Published: 27th July 2021
Kochi's first community radio station is here. Here is how it became a reality
Radio Kochi 90FM is a project developed by St Teresa's College and was launched recently
The world is such that sometimes even doing an act of goodwill needs to go through several hurdles along the way. The sheer number of obstacles in the way can cause one to lose hope and lose sight of the light at the end of the tunnel. But there are some goals which are driven by so much passion and energy that the end is achieved no matter what. One such project is Radio Kochi 90FM that began broadcasting recently.
The first community radio station in Ernakulam district, it is the brainchild of the people at St Teresa's College, Kochi. The inspiration to start this community-driven project came to Dr Latha Nair R, Deputy Director at the station and head of the English department at St Teresa's College, when she was doing her master's degree in the UK. "I was struck by the level of importance that is given to community radio in Britain. When I came back I wanted to initiate the project back in 2007 but at that time I was unaware of the challenges that awaited me or even the type of programmes we would be broadcasting."
Radio Kochi 90FM Program Head Tania Lewis at the helm | Pic: Albin Mathew
It is surprising to note that Radio Kochi was almost set up in 2007 itself, as Dr Latha tells us. "We were all set to launch the radio station. I had single-handedly managed to file the application for it but finally, due to some technical problems we could not go through with the project." This incident was not a one-off either. In 2014, Dr Latha made another attempt but she was unaware of the harsh reality that the process of setting up a community radio station had become much more stringent.
It was at that point though that she met Krishnakumar CK, the current Station Director at Radio Kochi and Tania Lewis, the Programming Head. The process had not become any easier though as she says, "It was a huge test of our willpower." Finally when the project came through, they were thrilled. The radio station would strive to be a nodal agency for the coastal community in a way similar to how St Teresa's college, its parent organisation, worked for the community during the 2018 Kerala floods.
There is a strong commitment to the programmes being driven by hardcore research. Dr Latha assures us that upto 80 per cent of the programme would come from the community itself. She underlines the importance of the student community that led to the formation of the radio station. "Our students were very committed to the project and it was they who did the quantitative survey of audience estimates. This was lauded by the expert panel when I applied to the Ministry of Information and Broadcasting for the project," she lets on.
Radio Kochi has also allowed the student community at St Teresa's College to participate in its programming. Merin V Robin, a student of the college, narrates her experience working at the station, "I have been able to learn so much during my time here be it voice modulation or content writing. I have also been able to come up with my own programme of English songs which will be airing this weekend. The radio would provide a platform for the students to participate in the process of creating audio content. I feel the radio is very approachable in this regard."
Dr Latha also spoke about the role that this project would play in uplifting young women in the community. to positions of power in the society. "The radio would be the perfect avenue for voicing women's voices. The radio would be an ideal tool for them to connect with society at large," she adds.
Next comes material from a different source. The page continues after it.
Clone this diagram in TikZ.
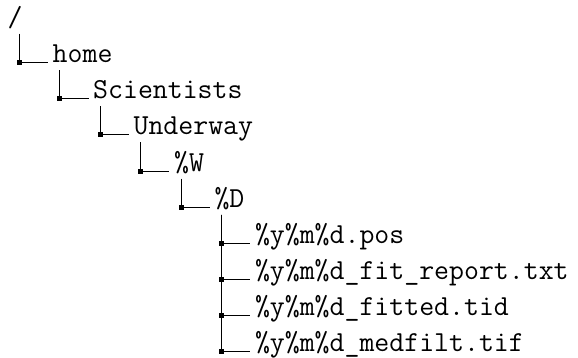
\documentclass[tikz,border=0pt]{standalone}
\usepackage{fontspec}
\begin{document}
\begin{tikzpicture}[x=1pt,y=-1pt,
  entry/.style={anchor=base west, inner sep=0pt, font=\fontsize{29}{34}\selectfont\ttfamily},
  branch/.style={line width=1pt, black},
  knot/.style={rectangle, fill=black, minimum size=5pt, inner sep=0pt}]
\useasboundingbox (0,0) rectangle (578,357);

% directory entries, one per row
\node[entry] (root) at (7.5,26.5)   {/};
\node[entry] (home) at (52.5,62.6)  {home};
\node[entry] (sci)  at (93,98.8)    {Scientists};
\node[entry] (uw)   at (133.4,134.9){Underway};
\node[entry] (wk)   at (173.9,171.0){\%W};
\node[entry] (dy)   at (214.3,207.2){\%D};
\node[entry] (f1)   at (254.8,243.3){\%y\%m\%d.pos};
\node[entry] (f2)   at (254.8,279.4){\%y\%m\%d\_fit\_report.txt};
\node[entry] (f3)   at (254.8,315.6){\%y\%m\%d\_fitted.tid};
\node[entry] (f4)   at (254.8,351.7){\%y\%m\%d\_medfilt.tif};

% tree branches with a small square at each corner
\draw[branch] ([xshift=12pt,yshift=-7pt]root.base west) |- node[knot,pos=0.5]{} ([xshift=-4.5pt]home.base west);
\draw[branch] ([xshift=7.45pt,yshift=-7.5pt]home.base west) |- node[knot,pos=0.5]{} ([xshift=-4.5pt]sci.base west);
\draw[branch] ([xshift=7.45pt,yshift=-7.5pt]sci.base west) |- node[knot,pos=0.5]{} ([xshift=-4.5pt]uw.base west);
\draw[branch] ([xshift=7.45pt,yshift=-7.5pt]uw.base west) |- node[knot,pos=0.5]{} ([xshift=-4.5pt]wk.base west);
\draw[branch] ([xshift=7.45pt,yshift=-7.5pt]wk.base west) |- node[knot,pos=0.5]{} ([xshift=-4.5pt]dy.base west);
\foreach \f in {f1,f2,f3,f4}
  \draw[branch] ([xshift=7.45pt,yshift=-7.5pt]dy.base west) |- node[knot,pos=0.5]{} ([xshift=-4.5pt]\f.base west);
\end{tikzpicture}
\end{document}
While the radio station would connect the people in and around the college together, it is important to understand the programmes that would emanate from it have a wider scope. Krishnakumar CK says, "We have identified twelve thematic areas on which we would focus our programmes. Some of them are coastal area management, climate change, empowerment of women and children and education."
It is production time at Radio Kochi 90FM | Pic: Albin Mathew
One of the particular areas of focus is that of knowledge dissemination. Krishnakumar adds, "We would be inviting people from various academic institutions from the state as well as beyond it to facilitate discussions on the different topics that academia puts forward." This will ensure scholarly discussions on contemporary issues.
Which will also lead to action on the ground. He talks about the importance of staying on guard with respect to climate change and disaster mitigation with special reference to the Kerala floods in 2018. "We need to equip the people with the basic knowhow of dealing with natural disaster situations before they even happen. We would produce talks with expert people to deal with such situations," he says.
The community radio station would also strive to be a facilitator of information from the grassroots level of the society to the concerned authorities, believes Krishnakumar. "We need to understand why the medium of choice for the Prime Minister is radio and not television or the newspaper. The radio is a dynamic tool which can be listened to even while doing some other act. As a community radio station, we would strive to make the public participatory in our programmes. We would invite the common folk to make use of our studio and create their own programmes."
Radio Kochi is also innovative due to the fact that it has its own mobile application through which any person in the world can listen in to the livestream of the radio programme at any point in time. "In this way we can equip any Malayali sitting in any part of the world with the same information," says Krishnakumar.
There is already a buzz about Radio Kochi. As Dr Latha efficiently puts it, "There are endless possibilities with Radio Kochi but we need to take one step at a time."